The abductions add to a string of kidnappings of foreigners in the south since the early 1990s, most often by Islamic militants seeking to extort ransoms, although the latest culprits were not immediately identified. Police said armed men sailed two motorboats into a marina on Samal island just before midnight on Monday and seized the four from aboard yachts, apparently knowing exactly who they wanted to abduct, police said.

"They appeared to target the foreigners. They went straight for the yachts," Superintendent Antonio Rivera, a local police spokesman said. He said a Japanese couple was also nearly abducted but the pair fought back, while some of the more than two dozen guests jumped into the water to escape. Law enforcement boats and helicopters were scouring the waters around the island on Tuesday to try to stop the kidnappers from leaving the area, according to Rivera, but they appeared to have escaped.

"We still don't have anything.
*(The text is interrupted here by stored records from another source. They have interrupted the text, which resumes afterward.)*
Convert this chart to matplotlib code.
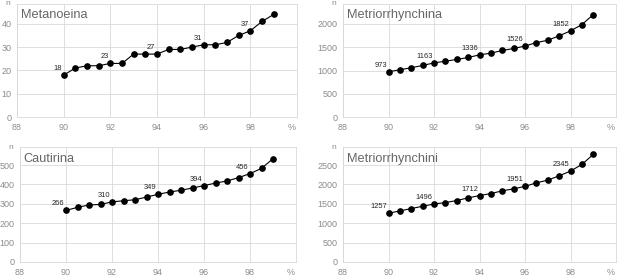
import matplotlib
matplotlib.use('Agg')
import matplotlib.pyplot as plt

plt.rcParams['font.family'] = ['Liberation Sans', 'DejaVu Sans']

# THRESHOLD (%) ON THE X AXIS
pct = [90, 90.5, 91, 91.5, 92, 92.5, 93, 93.5, 94, 94.5,
       95, 95.5, 96, 96.5, 97, 97.5, 98, 98.5, 99]

# n VALUES PER GROUP
metanoeina = [18, 21, 22, 22, 23, 23, 27, 27, 27, 29,
              29, 30, 31, 31, 32, 35, 37, 41, 44]
metriorrhynchina = [973, 1016, 1059, 1109, 1163, 1200, 1237, 1280, 1336, 1373,
                    1430, 1473, 1526, 1600, 1650, 1745, 1852, 1987, 2200]
cautirina = [266, 282, 294, 297, 310, 316, 321, 335, 349, 361,
             370, 382, 394, 407, 418, 435, 456, 483, 533]
metriorrhynchini = [1257, 1318, 1378, 1438, 1496, 1533, 1585, 1654, 1712, 1766,
                    1835, 1887, 1951, 2042, 2111, 2223, 2345, 2516, 2775]

# WHICH POINTS GET A NUMBER
labelled = [90, 92, 94, 96, 98]
x_ticks = [88, 90, 92, 94, 96, 98]

panels = [
    # name, values, y ticks, y max, [left, bottom, width, height]
    ('Metanoeina', metanoeina, [0, 10, 20, 30, 40], 48.5,
     [17/617, 0.5745, 280/617, 0.411]),
    ('Metriorrhynchina', metriorrhynchina, [0, 500, 1000, 1500, 2000], 2430,
     [343/617, 0.5745, 273/617, 0.411]),
    ('Cautirina', cautirina, [0, 100, 200, 300, 400, 500], 593,
     [20/617, 0.0473, 276/617, 0.418]),
    ('Metriorrhynchini', metriorrhynchini, [0, 500, 1000, 1500, 2000, 2500], 2965,
     [343/617, 0.0473, 273/617, 0.418]),
]

grid_col = '#d9d9d9'
tick_col = '#8c8c8c'

fig = plt.figure(figsize=(6.17, 2.75), dpi=100)

for name, vals, yt, ymax, rect in panels:
    ax = fig.add_axes(rect)
    ax.plot(pct, vals, color='black', lw=0.8, marker='o', ms=3.8, zorder=3)

    ax.set_xlim(88, 100)
    ax.set_ylim(0, ymax)
    ax.set_xticks(x_ticks)
    ax.set_yticks(yt)
    ax.tick_params(length=0, labelsize=6.5, colors=tick_col, pad=4)
    ax.grid(True, color=grid_col, lw=0.6)
    ax.set_axisbelow(True)
    for s in ax.spines.values():
        s.set_color(grid_col)
        s.set_linewidth(0.6)

    # TITLE INSIDE THE PLOT
    ax.text(0.014, 0.9, name, transform=ax.transAxes, fontsize=9.2,
            color='#666666', va='center', ha='left')

    # AXIS TITLES
    ax.annotate('n', xy=(0, 1), xycoords='axes fraction', xytext=(-5, 0),
                textcoords='offset points', ha='right', va='center',
                fontsize=6, color=tick_col)
    ax.annotate('%', xy=(1, 0), xycoords='axes fraction', xytext=(-1, -4),
                textcoords='offset points', ha='right', va='top',
                fontsize=6.5, color=tick_col)

    # DATA LABELS
    for x, v in zip(pct, vals):
        if x in labelled:
            ax.annotate(str(v), xy=(x, v), xytext=(-1.1, 2.2),
                        textcoords='offset points', ha='right', va='bottom',
                        fontsize=5.4, color='#262626')

plt.savefig('out.png', dpi=100)
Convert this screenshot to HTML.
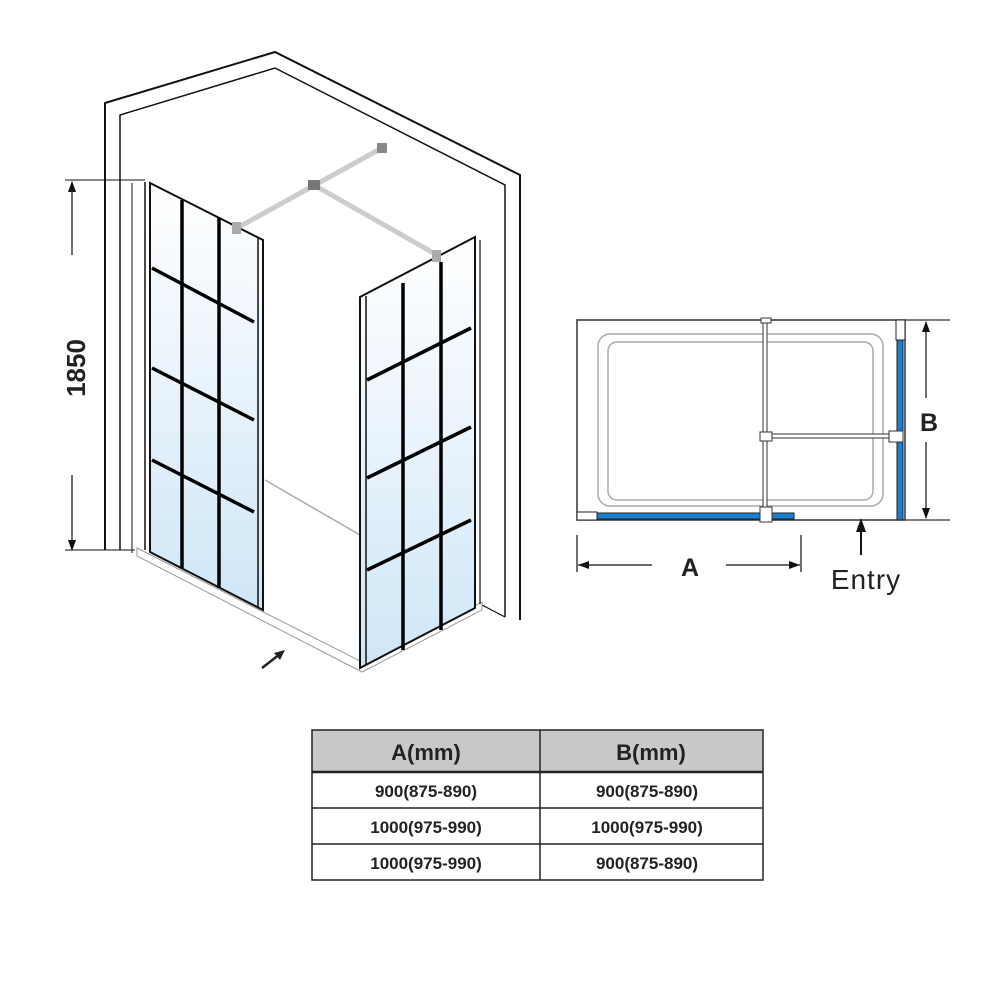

We're blank. No group has taken responsibility and there is no demand for ransom." A police report identified the Canadian tourists as John Ridsdel, 68, and Robert Hall, 50. The Norwegian, who was working at the marina, was identified as Kjartan Sekkinstad, 56. The 40-year-old Filipina, identified only as Tess, was a companion of one of the foreign tourists, Rivera said. The Canadian and Norwegian embassies in Manila declined to comment.

A Norwegian foreign ministry spokeswoman in Oslo, Lothe Salvesen, confirmed that one of its citizens had been abducted in the Philippines, but gave no further details. President Benigno Aquino, who was at the resort last week for a meeting with political allies, was monitoring developments and authorities were doing their best to find the captives, his spokesman said. "The investigation is in full swing, simultaneous with pursuit operations," spokesman Herminio Coloma said.

Samal island, a short boat ride from the southern commercial centre of Davao on Mindanao island, is famed for powdery white sand beaches and dive spots, with resorts there charging up to $500 a night. The area, about 800 kilometres (500 miles) southeast of Manila, is a popular stop for foreign tourists who sail around the nation's many tropical islands. But the Philippines' southern region has endured decades of conflict, with Muslim rebels waging a separatist conflict that has claimed tens of thousands of lives.

Parts of Mindanao are also home to more extreme Muslim militants, the most infamous of which is the Abu Sayyaf.